* Begin EXTRACTED DATA *

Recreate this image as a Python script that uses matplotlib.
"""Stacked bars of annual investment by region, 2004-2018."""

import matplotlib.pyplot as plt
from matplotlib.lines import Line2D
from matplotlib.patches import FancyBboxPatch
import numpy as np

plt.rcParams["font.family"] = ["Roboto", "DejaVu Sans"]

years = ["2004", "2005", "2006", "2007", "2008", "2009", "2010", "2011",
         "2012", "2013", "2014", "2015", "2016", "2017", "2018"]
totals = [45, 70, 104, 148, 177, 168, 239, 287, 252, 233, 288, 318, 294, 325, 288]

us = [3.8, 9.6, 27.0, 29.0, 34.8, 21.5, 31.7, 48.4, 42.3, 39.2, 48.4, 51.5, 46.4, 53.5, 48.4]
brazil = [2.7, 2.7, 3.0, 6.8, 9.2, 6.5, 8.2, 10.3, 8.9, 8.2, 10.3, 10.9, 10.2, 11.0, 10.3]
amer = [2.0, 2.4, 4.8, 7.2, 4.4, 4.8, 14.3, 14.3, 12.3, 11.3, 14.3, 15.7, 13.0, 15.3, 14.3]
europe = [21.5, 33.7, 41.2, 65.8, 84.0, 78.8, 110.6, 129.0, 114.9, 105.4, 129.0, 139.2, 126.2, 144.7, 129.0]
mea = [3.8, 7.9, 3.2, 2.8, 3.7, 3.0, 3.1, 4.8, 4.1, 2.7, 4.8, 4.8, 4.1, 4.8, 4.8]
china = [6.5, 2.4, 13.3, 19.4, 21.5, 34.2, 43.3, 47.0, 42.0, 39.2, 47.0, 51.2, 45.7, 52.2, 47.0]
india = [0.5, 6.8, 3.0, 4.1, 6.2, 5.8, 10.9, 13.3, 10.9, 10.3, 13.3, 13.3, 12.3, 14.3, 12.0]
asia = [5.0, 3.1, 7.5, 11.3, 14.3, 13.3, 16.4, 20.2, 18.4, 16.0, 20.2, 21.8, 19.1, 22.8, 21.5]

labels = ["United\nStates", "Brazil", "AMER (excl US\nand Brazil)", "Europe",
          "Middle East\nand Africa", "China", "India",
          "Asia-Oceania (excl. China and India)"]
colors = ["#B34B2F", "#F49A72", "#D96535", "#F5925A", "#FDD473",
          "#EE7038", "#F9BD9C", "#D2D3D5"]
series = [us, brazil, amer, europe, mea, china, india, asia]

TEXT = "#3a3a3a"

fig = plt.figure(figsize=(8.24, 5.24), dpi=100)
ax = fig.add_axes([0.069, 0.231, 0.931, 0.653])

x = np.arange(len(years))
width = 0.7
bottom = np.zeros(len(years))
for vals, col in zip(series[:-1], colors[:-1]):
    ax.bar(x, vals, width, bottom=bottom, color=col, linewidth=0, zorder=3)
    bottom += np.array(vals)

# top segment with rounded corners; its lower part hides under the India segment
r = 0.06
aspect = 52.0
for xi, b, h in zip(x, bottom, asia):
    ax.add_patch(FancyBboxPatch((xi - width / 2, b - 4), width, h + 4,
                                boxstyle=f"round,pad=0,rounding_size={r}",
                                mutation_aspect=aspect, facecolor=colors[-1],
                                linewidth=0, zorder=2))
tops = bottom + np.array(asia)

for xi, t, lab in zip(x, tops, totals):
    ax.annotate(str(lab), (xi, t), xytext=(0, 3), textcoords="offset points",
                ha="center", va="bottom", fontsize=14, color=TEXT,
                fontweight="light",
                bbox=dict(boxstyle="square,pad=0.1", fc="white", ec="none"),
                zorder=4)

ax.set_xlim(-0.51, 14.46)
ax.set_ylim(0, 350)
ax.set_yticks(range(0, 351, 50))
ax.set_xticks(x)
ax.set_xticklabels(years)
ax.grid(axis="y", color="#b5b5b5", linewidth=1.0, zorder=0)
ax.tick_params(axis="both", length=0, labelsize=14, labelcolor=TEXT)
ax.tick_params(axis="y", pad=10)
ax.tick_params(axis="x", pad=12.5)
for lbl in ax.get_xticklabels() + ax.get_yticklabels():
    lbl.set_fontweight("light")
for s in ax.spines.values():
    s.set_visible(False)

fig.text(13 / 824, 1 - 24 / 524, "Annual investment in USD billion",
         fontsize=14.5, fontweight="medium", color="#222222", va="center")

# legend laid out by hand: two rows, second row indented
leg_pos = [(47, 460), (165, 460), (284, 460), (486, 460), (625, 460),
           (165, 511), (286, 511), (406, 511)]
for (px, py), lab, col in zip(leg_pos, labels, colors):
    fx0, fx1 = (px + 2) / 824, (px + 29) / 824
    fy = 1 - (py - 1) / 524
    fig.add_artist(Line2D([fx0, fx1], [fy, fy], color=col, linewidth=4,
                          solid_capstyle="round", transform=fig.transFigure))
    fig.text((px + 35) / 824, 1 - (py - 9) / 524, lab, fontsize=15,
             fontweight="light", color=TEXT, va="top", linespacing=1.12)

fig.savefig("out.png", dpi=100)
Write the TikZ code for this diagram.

* End EXTRACTED DATA *

# WRITTEN INSTRUCTION
Only the lines from the first line of the material above through the line that contains "294, 325, 288]" should be quoted, each one exactly.

# REPLY TO THE EXERCISE
Recreate this image as a Python script that uses matplotlib.
"""Stacked bars of annual investment by region, 2004-2018."""

import matplotlib.pyplot as plt
from matplotlib.lines import Line2D
from matplotlib.patches import FancyBboxPatch
import numpy as np

plt.rcParams["font.family"] = ["Roboto", "DejaVu Sans"]

years = ["2004", "2005", "2006", "2007", "2008", "2009", "2010", "2011",
         "2012", "2013", "2014", "2015", "2016", "2017", "2018"]
totals = [45, 70, 104, 148, 177, 168, 239, 287, 252, 233, 288, 318, 294, 325, 288]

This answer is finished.